As an aside, from what I have been reading, nuclear looks like a very solid answer to our energy problems and got a bad rap in the past because of overblown fears and hysterical exaggerations emanating from Three Mile Island, Fukushima, and Chernobyl.
I always say.. I will consider an EV when my state has as many nuclear plants as France per sqr mile.
My truck doesn't even have electric windows. That's one of the reasons I bought it.
Best response against Covid as well. They didn’t do the “stupid vax” .
We already knew how to produce electrical energy abundantly and reliably without tapping into hydrocarbon fuels, and the new technology available should be introduced and deployed throughout the world at earliest practical date. The newer Small Modular Reactors replace all the big, cumbersome built-in-place light water reactors designed fifty or sixty years ago. The newer designs can be built in a factory, shipped by rail or on semi-trailers to the site, be up and running in WEEKS, not years, and they take up a much smaller footprint on the earth’s surface.

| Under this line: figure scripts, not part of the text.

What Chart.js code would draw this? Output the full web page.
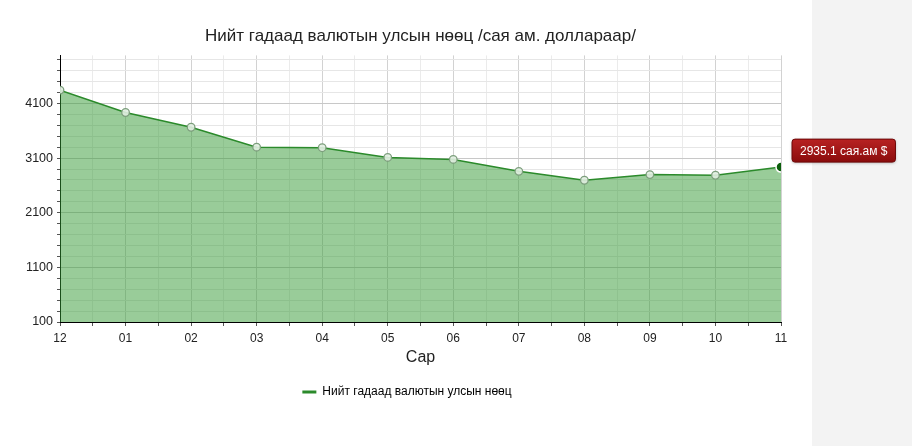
<!DOCTYPE html>
<html>
<head>
<meta charset="utf-8">
<script src="https://cdn.jsdelivr.net/npm/chart.js@4"></script>
<style>
  html, body { margin: 0; padding: 0; }
  body {
    width: 912px; height: 446px; overflow: hidden;
    background: linear-gradient(to right, #fff 0, #fff 812px, #f3f3f3 812px, #f3f3f3 100%);
  }
  #wrap { position: relative; width: 912px; height: 446px; }
</style>
</head>
<body>
<div id="wrap"><canvas id="chart"></canvas></div>
<script>
// Data
const months = ['12', '01', '02', '03', '04', '05', '06', '07', '08', '09', '10', '11'];
const reserves = [4345, 3935, 3665, 3300, 3290, 3112, 3075, 2858, 2695, 2798, 2786, 2935.1];
const yMin = 100;
const yMax = 4980;
const yTicks = [100, 300, 500, 700, 900, 1100, 1300, 1500, 1700, 1900, 2100, 2300, 2500, 2700, 2900,
                3100, 3300, 3500, 3700, 3900, 4100, 4300, 4500, 4700, 4900];
const yLabels = [100, 1100, 2100, 3100, 4100];

const titleText = 'Нийт гадаад валютын улсын нөөц /сая ам. доллараар/';
const seriesName = 'Нийт гадаад валютын улсын нөөц';
const xTitle = 'Сар';
const unitText = 'сая.ам $';

const lastIdx = reserves.length - 1;
const FONT = "'Liberation Sans', Arial, sans-serif";

// Tooltip-like label next to the last point
const valueBadge = {
    id: 'valueBadge',
    afterDatasetsDraw(chart) {
        const pt = chart.getDatasetMeta(0).data[lastIdx];
        const c = chart.ctx;
        const text = reserves[lastIdx].toFixed(1) + ' ' + unitText;
        c.save();
        c.font = '12px ' + FONT;
        const w = c.measureText(text).width + 16;
        const h = 23;
        const x = pt.x + 11;
        const y = pt.y - 28;
        const g = c.createLinearGradient(0, y, 0, y + h);
        g.addColorStop(0, '#b82222');
        g.addColorStop(1, '#8a0c0c');
        c.shadowColor = 'rgba(0,0,0,0.3)';
        c.shadowBlur = 3;
        c.shadowOffsetY = 1;
        c.beginPath();
        c.roundRect(x, y, w, h, 3);
        c.fillStyle = g;
        c.fill();
        c.shadowColor = 'transparent';
        c.strokeStyle = '#6e0808';
        c.lineWidth = 1;
        c.stroke();
        c.fillStyle = '#fff';
        c.textAlign = 'center';
        c.textBaseline = 'middle';
        c.fillText(text, x + w / 2, y + h / 2 + 1);
        c.restore();
    }
};

new Chart(document.getElementById('chart'), {
    type: 'line',
    data: {
        datasets: [{
            label: seriesName,
            data: reserves.map((v, i) => ({ x: i, y: v })),
            borderColor: '#2b8a2b',
            borderWidth: 1.5,
            backgroundColor: 'rgba(51, 153, 51, 0.5)',
            fill: 'start',
            tension: 0,
            clip: 0,
            pointRadius: reserves.map((v, i) => i === lastIdx ? 5 : 3.8),
            pointBackgroundColor: reserves.map((v, i) => i === lastIdx ? '#0b5e0b' : 'rgba(225, 238, 225, 0.9)'),
            pointBorderColor: reserves.map((v, i) => i === lastIdx ? '#ffffff' : '#7d9f7d'),
            pointBorderWidth: reserves.map((v, i) => i === lastIdx ? 1.5 : 1.3)
        }]
    },
    options: {
        responsive: true,
        maintainAspectRatio: false,
        animation: false,
        layout: { padding: { left: 0, right: 98, top: 0, bottom: 38 } },
        scales: {
            x: {
                type: 'linear',
                min: 0,
                max: lastIdx,
                afterBuildTicks: (s) => {
                    const t = [];
                    for (let i = 0; i <= lastIdx * 2; i++) t.push({ value: i / 2 });
                    s.ticks = t;
                },
                afterFit: (s) => { s.height = 54; },
                ticks: {
                    autoSkip: false,
                    maxRotation: 0,
                    padding: 5,
                    color: '#222',
                    font: { size: 12, family: FONT },
                    callback: (v) => Number.isInteger(v) ? months[v] : ''
                },
                grid: {
                    color: (ctx) => Number.isInteger(ctx.tick.value) ? '#d2d2d2' : '#ebebeb',
                    tickColor: '#555',
                    tickLength: 4
                },
                border: { color: '#000', width: 1 },
                title: {
                    display: true,
                    text: xTitle,
                    color: '#222',
                    font: { size: 16, family: FONT },
                    padding: { top: 0, bottom: 9 }
                }
            },
            y: {
                min: yMin,
                max: yMax,
                afterBuildTicks: (s) => { s.ticks = yTicks.map(v => ({ value: v })); },
                afterFit: (s) => { s.width = 60; },
                ticks: {
                    autoSkip: false,
                    padding: 4,
                    color: '#222',
                    font: { size: 12.5, family: FONT },
                    callback: (v) => yLabels.includes(v) ? String(v) : ''
                },
                grid: {
                    color: (ctx) => yLabels.includes(ctx.tick.value) ? '#c8c8c8' : '#e6e6e6',
                    tickColor: '#555',
                    tickLength: 3
                },
                border: { color: '#000', width: 1 }
            },
            yr: {
                position: 'right',
                display: true,
                afterFit: (s) => { s.width = 33; },
                ticks: { display: false },
                grid: { display: false, drawTicks: false },
                border: { display: false }
            }
        },
        plugins: {
            title: {
                display: true,
                text: titleText,
                fullSize: false,
                color: '#222',
                font: { size: 17, weight: 'normal', family: FONT },
                padding: { top: 26, bottom: 9 }
            },
            legend: {
                position: 'bottom',
                labels: {
                    boxWidth: 14,
                    boxHeight: 3,
                    padding: 10,
                    color: '#222',
                    font: { size: 12, family: FONT },
                    generateLabels: (chart) => [{
                        text: seriesName,
                        fillStyle: '#2b8a2b',
                        strokeStyle: '#2b8a2b',
                        lineWidth: 0,
                        datasetIndex: 0
                    }]
                }
            },
            tooltip: { enabled: false }
        }
    },
    plugins: [valueBadge]
});
</script>
</body>
</html>
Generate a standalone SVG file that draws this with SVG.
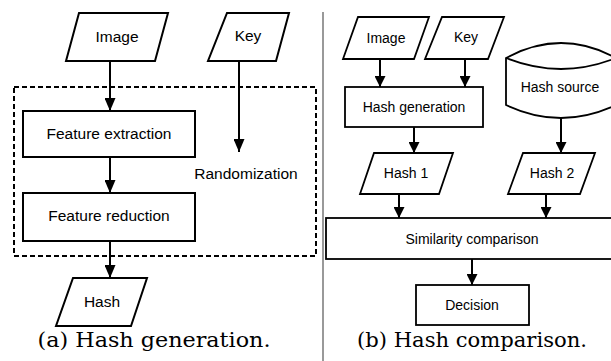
<svg xmlns="http://www.w3.org/2000/svg" width="611" height="361" viewBox="0 0 611 361">
<style>
.s{fill:#fff;stroke:#000;stroke-width:2}
.s2{fill:#fff;stroke:#000;stroke-width:1.8}
.t{font-family:"Liberation Sans",Arial,sans-serif;font-size:15.5px;text-anchor:middle;dominant-baseline:central;fill:#000}
.t2{font-family:"Liberation Sans",Arial,sans-serif;font-size:14px;text-anchor:middle;dominant-baseline:central;fill:#000}
.c{font-family:"DejaVu Serif","Liberation Serif",serif;font-size:21px;text-anchor:middle;fill:#000}
.e{stroke:#000;stroke-width:2;fill:none}
</style>
<defs>
<marker id="a" markerUnits="userSpaceOnUse" viewBox="0 0 13 11" refX="13" refY="5.5" markerWidth="13" markerHeight="11" orient="auto">
<path d="M0,0 L13,5.5 L0,11 Z" fill="#000"/>
</marker>
<marker id="b" markerUnits="userSpaceOnUse" viewBox="0 0 11 11" refX="11" refY="5.5" markerWidth="11" markerHeight="11" orient="auto">
<path d="M0,0 L11,5.5 L0,11 Z" fill="#000"/>
</marker>
</defs>
<rect width="611" height="361" fill="#fff"/>
<line x1="323" y1="12" x2="323" y2="361" stroke="#777" stroke-width="1.5"/>
<g id="randomization">
<rect x="14" y="87" width="302" height="169" fill="none" stroke="#000" stroke-width="2" stroke-dasharray="5,3"/>
<text class="t" x="246" y="173">Randomization</text>
</g>
<g id="connectors">
<line class="e" x1="110" y1="61" x2="110" y2="111" marker-end="url(#a)"/>
<line class="e" x1="239" y1="61" x2="239" y2="152" marker-end="url(#a)"/>
<line class="e" x1="110" y1="157" x2="110" y2="193" marker-end="url(#a)"/>
<line class="e" x1="110" y1="241" x2="110" y2="278" marker-end="url(#a)"/>
<line class="e" x1="380" y1="59" x2="380" y2="87" marker-end="url(#b)"/>
<line class="e" x1="465" y1="59" x2="465" y2="87" marker-end="url(#b)"/>
<line class="e" x1="414" y1="127" x2="414" y2="153" marker-end="url(#b)"/>
<line class="e" x1="561" y1="118" x2="561" y2="153" marker-end="url(#b)"/>
<line class="e" x1="399" y1="194" x2="399" y2="218" marker-end="url(#b)"/>
<line class="e" x1="546" y1="194" x2="546" y2="218" marker-end="url(#b)"/>
<line class="e" x1="472" y1="259" x2="472" y2="285" marker-end="url(#b)"/>
</g>
<g id="image-a">
<polygon class="s" points="79,13 168,13 155,61 66,61"/>
<text class="t" x="117" y="36">Image</text>
</g>
<g id="key-a">
<polygon class="s" points="227,13 289,13 276,61 208,61"/>
<text class="t" x="248" y="35">Key</text>
</g>
<g id="feature-extraction">
<rect class="s" x="23" y="111" width="172" height="46"/>
<text class="t" x="109" y="133">Feature extraction</text>
</g>
<g id="feature-reduction">
<rect class="s" x="23" y="193" width="172" height="48"/>
<text class="t" x="109" y="215">Feature reduction</text>
</g>
<g id="hash-a">
<polygon class="s" points="73,278 147,278 131,326 56,326"/>
<text class="t" x="102" y="301">Hash</text>
</g>
<g id="image-b">
<polygon class="s2" points="358,17 429,17 414,59 343,59"/>
<text class="t2" x="386" y="38">Image</text>
</g>
<g id="key-b">
<polygon class="s2" points="442,17 504,17 488,59 425,59"/>
<text class="t2" x="466" y="37">Key</text>
</g>
<g id="hash-source">
<path class="s2" d="M506,58 Q561,28 616,58 L616,105 Q561,131 506,105 Z"/>
<path class="s2" fill="none" d="M506,58 Q561,80 616,58"/>
<text class="t2" x="560" y="87">Hash source</text>
</g>
<g id="hash-generation">
<rect class="s2" x="345" y="87" width="138" height="40"/>
<text class="t2" x="414" y="107">Hash generation</text>
</g>
<g id="hash1">
<polygon class="s2" points="374,153 453,153 439,194 360,194"/>
<text class="t2" x="406" y="173">Hash 1</text>
</g>
<g id="hash2">
<polygon class="s2" points="523,153 595,153 580,194 508,194"/>
<text class="t2" x="552" y="173">Hash 2</text>
</g>
<g id="similarity">
<rect class="s2" x="326" y="218" width="290" height="41"/>
<text class="t2" x="472" y="239">Similarity comparison</text>
</g>
<g id="decision">
<rect class="s2" x="416" y="285" width="113" height="40"/>
<text class="t2" x="472" y="305">Decision</text>
</g>
<text class="c" x="154" y="347" textLength="233" lengthAdjust="spacingAndGlyphs">(a) Hash generation.</text>
<text class="c" x="472" y="347" textLength="230" lengthAdjust="spacingAndGlyphs">(b) Hash comparison.</text>
</svg>
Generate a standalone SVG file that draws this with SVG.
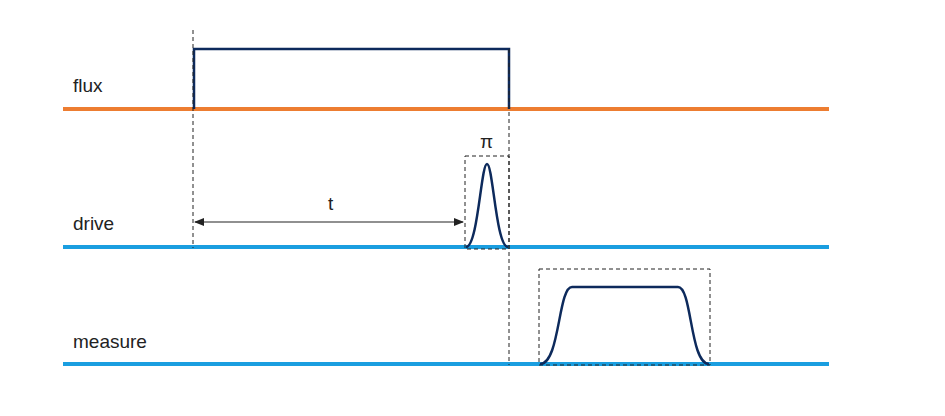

https://www.nuscalepower.com/en
https://www.energy.gov/ne/advanced-small-modular-reactors-smrs
https://www.cnbc.com/2023/05/04/westinghouse-announces-a-small-nuclear-reactor.html
That combination makes the accidental problem seem less of a threat.
Wow, why didn't we think of that? S/OFF
One nuclear power plant can produce more usable and totally reliable electrical power {when required} than every windmill in the world.
The windmills can produce electricity but not on demand, which is when we want it, when it's too cold or too hot or too wet or too snow covered.
I'm not against new ideas, I love the hybrid auto, but the all electric car is a toy that belongs on a warm flat surface {like a golf course in Florida}.
Natural gas and oil and coal are still the three most used fuels for power in the world and will continue to dominate long after the end of the world {in 2033 according to AOC}.
Japan can tell the all about how to deal with nuclear energy waste byproduct.
Nuclear power requires a balanced view of things here where I live is TMI and in 1979 there was a giant scare show in the neighborhood.
Were there any follow-up studies on TMI to determine the negative effects of its radiation? Were any people actually killed by TMI?